***** Dataset records
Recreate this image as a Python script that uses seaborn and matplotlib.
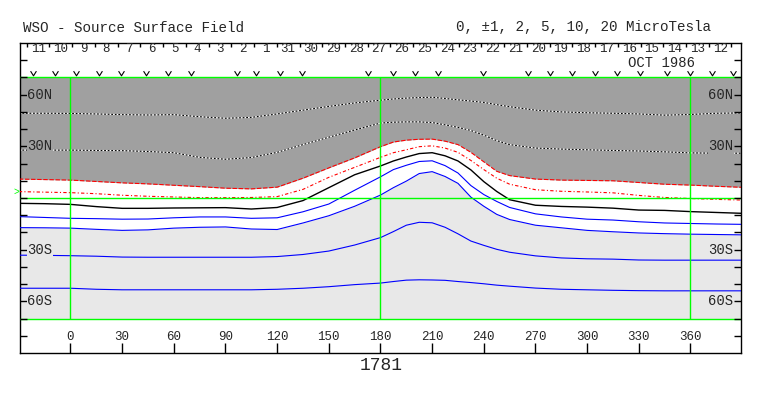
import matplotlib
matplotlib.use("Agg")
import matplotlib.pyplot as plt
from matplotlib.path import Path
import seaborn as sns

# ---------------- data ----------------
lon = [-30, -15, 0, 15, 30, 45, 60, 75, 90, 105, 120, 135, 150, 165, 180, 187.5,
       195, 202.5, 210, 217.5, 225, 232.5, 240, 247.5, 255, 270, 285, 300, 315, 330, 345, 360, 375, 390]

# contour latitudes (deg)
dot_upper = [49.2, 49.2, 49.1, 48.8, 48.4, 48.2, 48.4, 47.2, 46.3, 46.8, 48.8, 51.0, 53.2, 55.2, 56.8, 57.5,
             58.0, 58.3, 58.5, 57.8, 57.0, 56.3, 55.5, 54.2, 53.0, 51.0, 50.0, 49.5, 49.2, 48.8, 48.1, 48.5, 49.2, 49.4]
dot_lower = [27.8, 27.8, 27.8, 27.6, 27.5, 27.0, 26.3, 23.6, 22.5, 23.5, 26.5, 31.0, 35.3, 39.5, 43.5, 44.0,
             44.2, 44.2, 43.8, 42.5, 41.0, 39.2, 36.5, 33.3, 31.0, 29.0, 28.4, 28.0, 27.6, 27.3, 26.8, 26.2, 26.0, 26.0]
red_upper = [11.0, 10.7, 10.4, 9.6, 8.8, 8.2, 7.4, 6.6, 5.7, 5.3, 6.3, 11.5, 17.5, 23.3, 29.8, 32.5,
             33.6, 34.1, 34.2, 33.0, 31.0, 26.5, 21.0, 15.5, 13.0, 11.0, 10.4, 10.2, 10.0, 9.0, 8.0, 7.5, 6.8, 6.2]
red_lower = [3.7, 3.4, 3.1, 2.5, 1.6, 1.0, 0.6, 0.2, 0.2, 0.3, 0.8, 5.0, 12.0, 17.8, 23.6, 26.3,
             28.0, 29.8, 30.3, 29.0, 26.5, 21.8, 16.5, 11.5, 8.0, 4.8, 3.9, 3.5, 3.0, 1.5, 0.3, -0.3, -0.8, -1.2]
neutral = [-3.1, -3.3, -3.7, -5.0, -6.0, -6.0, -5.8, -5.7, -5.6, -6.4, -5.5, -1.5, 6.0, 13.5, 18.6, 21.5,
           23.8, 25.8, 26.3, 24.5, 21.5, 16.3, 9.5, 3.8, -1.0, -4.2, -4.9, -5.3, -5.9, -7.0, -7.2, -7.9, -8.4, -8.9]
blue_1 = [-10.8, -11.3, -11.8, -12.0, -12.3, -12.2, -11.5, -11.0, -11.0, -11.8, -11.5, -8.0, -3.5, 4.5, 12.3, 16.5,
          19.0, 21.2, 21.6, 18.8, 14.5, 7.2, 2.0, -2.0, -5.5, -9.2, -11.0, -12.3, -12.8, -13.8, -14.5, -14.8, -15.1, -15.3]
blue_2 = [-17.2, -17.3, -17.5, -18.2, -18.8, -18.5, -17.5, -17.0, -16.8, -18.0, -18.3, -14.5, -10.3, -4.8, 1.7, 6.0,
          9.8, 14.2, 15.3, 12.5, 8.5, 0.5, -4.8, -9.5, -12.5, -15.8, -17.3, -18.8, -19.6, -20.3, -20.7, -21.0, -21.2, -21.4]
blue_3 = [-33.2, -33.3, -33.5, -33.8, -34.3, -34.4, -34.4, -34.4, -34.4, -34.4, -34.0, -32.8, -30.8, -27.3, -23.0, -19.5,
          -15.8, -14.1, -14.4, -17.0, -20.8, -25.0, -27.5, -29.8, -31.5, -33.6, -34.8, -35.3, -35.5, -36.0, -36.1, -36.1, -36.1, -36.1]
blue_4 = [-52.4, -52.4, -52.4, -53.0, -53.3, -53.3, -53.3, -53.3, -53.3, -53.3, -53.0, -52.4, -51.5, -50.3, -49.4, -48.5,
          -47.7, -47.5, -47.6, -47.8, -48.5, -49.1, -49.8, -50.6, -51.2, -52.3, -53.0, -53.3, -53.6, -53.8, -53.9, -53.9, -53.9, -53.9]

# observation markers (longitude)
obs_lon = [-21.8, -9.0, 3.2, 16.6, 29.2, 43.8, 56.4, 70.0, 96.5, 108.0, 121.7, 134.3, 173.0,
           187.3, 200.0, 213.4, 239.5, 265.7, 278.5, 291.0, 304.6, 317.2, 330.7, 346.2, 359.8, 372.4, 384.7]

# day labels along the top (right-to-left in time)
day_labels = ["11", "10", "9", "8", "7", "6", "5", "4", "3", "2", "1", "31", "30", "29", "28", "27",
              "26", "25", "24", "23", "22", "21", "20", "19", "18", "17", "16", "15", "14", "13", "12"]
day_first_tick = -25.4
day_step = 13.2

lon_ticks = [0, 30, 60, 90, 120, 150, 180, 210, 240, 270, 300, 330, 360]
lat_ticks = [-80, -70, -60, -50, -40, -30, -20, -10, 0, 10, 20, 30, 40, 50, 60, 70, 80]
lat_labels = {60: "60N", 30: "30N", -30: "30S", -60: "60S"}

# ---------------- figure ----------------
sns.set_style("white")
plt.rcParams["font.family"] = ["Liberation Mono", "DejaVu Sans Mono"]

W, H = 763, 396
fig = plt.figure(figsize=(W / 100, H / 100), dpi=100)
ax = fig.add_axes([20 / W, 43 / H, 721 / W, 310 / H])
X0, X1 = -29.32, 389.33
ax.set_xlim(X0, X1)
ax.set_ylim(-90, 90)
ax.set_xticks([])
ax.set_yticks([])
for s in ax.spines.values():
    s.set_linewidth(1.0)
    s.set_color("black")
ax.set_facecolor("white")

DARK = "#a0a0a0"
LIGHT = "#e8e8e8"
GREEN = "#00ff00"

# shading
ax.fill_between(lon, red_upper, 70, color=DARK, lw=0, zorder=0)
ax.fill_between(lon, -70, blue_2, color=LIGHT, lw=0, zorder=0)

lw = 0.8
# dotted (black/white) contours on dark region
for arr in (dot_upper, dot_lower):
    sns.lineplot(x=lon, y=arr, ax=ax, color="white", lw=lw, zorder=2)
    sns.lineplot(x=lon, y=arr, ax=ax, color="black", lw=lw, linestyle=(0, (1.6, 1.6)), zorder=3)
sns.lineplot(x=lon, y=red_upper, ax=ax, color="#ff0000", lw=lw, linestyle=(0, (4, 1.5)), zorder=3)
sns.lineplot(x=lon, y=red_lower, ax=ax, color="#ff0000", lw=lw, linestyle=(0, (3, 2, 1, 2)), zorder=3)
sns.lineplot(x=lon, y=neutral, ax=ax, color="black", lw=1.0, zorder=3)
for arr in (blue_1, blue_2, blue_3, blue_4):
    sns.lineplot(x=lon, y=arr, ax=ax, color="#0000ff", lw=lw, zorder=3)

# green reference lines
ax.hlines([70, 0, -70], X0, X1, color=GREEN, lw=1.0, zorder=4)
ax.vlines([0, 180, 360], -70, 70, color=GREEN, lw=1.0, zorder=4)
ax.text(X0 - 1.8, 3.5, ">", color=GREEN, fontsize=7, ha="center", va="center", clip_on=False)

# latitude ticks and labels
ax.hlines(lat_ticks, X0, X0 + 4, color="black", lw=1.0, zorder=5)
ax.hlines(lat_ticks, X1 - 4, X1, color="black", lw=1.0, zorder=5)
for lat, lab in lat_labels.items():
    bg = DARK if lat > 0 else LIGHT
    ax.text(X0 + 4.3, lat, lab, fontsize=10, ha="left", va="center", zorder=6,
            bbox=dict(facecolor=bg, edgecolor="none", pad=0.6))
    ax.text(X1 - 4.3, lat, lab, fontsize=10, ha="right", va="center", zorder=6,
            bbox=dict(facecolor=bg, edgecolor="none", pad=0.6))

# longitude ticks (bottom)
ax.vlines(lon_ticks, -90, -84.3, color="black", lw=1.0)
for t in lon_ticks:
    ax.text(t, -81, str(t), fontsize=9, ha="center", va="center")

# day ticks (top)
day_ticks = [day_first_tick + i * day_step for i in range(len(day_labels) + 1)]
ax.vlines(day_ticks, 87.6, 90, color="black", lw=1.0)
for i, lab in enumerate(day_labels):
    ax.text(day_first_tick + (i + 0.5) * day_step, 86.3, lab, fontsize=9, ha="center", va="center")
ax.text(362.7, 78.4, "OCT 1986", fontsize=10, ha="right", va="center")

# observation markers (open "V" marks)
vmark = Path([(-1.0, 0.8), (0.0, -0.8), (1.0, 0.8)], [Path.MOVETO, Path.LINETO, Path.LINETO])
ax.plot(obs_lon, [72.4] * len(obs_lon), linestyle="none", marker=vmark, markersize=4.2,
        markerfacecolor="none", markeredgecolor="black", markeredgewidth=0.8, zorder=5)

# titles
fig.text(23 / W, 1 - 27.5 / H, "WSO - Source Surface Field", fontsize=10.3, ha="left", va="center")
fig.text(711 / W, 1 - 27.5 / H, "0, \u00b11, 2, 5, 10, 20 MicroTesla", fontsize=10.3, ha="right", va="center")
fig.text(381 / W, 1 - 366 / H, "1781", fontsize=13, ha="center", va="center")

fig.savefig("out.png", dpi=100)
**********
***** Dataset records
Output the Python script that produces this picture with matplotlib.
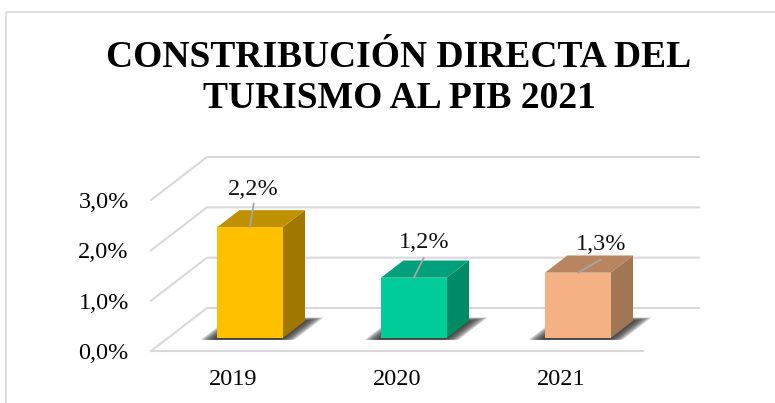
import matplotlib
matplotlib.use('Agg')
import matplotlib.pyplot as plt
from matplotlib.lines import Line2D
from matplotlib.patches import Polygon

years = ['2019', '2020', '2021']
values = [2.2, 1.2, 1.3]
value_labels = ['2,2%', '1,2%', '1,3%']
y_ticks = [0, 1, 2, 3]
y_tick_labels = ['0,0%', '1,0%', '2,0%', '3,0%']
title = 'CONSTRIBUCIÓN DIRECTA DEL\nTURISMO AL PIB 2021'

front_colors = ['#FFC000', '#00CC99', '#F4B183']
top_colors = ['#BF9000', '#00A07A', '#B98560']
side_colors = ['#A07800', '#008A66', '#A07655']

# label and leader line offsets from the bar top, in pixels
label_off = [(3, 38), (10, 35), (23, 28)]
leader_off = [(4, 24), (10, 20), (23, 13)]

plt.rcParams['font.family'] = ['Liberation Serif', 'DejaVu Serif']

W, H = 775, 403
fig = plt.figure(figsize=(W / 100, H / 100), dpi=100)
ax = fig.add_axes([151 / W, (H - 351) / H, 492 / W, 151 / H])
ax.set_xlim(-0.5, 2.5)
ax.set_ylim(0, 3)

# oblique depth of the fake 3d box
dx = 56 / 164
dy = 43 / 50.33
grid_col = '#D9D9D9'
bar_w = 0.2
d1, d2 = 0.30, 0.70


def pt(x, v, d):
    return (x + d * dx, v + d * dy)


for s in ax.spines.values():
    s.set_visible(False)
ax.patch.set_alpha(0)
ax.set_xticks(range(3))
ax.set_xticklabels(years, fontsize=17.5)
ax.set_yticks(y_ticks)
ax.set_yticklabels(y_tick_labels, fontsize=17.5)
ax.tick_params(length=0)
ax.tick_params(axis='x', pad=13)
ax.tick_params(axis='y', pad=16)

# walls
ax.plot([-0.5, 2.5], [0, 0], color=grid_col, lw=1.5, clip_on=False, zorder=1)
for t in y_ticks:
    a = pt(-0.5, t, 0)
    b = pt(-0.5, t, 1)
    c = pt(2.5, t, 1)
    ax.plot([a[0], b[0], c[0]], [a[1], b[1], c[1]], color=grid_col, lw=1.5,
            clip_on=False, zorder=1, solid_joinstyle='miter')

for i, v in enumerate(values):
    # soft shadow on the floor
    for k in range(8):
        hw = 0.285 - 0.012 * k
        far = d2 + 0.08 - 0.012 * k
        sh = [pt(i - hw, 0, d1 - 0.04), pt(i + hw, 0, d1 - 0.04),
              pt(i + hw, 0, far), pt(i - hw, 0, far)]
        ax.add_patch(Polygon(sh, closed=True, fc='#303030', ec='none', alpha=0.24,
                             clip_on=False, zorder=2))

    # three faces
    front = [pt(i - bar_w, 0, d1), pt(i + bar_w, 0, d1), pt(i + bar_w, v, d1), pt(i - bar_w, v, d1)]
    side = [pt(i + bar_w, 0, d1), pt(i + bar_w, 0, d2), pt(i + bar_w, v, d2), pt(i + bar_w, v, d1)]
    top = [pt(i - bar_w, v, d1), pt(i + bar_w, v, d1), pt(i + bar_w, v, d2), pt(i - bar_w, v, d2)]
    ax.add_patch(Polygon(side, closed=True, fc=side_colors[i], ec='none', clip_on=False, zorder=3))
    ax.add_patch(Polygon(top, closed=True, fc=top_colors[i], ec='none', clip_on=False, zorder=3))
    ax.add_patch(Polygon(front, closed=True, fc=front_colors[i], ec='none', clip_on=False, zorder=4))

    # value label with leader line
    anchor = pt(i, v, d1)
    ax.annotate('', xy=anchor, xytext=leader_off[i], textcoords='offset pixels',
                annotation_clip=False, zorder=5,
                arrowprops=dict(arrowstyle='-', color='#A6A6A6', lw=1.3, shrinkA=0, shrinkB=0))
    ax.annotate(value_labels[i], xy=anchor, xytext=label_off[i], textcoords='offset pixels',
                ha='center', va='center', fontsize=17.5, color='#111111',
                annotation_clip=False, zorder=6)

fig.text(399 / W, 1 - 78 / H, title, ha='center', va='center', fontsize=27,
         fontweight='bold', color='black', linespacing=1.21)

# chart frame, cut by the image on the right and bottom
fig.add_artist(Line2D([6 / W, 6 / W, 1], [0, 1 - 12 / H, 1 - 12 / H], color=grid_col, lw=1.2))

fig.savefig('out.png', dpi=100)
**********
What you will do → Repeat, with no pictures, exactly the lines from the one containing "Recreate this image" through the one containing "import seaborn as sns", the first and last included.

The completed task →
Recreate this image as a Python script that uses seaborn and matplotlib.
import matplotlib
matplotlib.use("Agg")
import matplotlib.pyplot as plt
from matplotlib.path import Path
import seaborn as sns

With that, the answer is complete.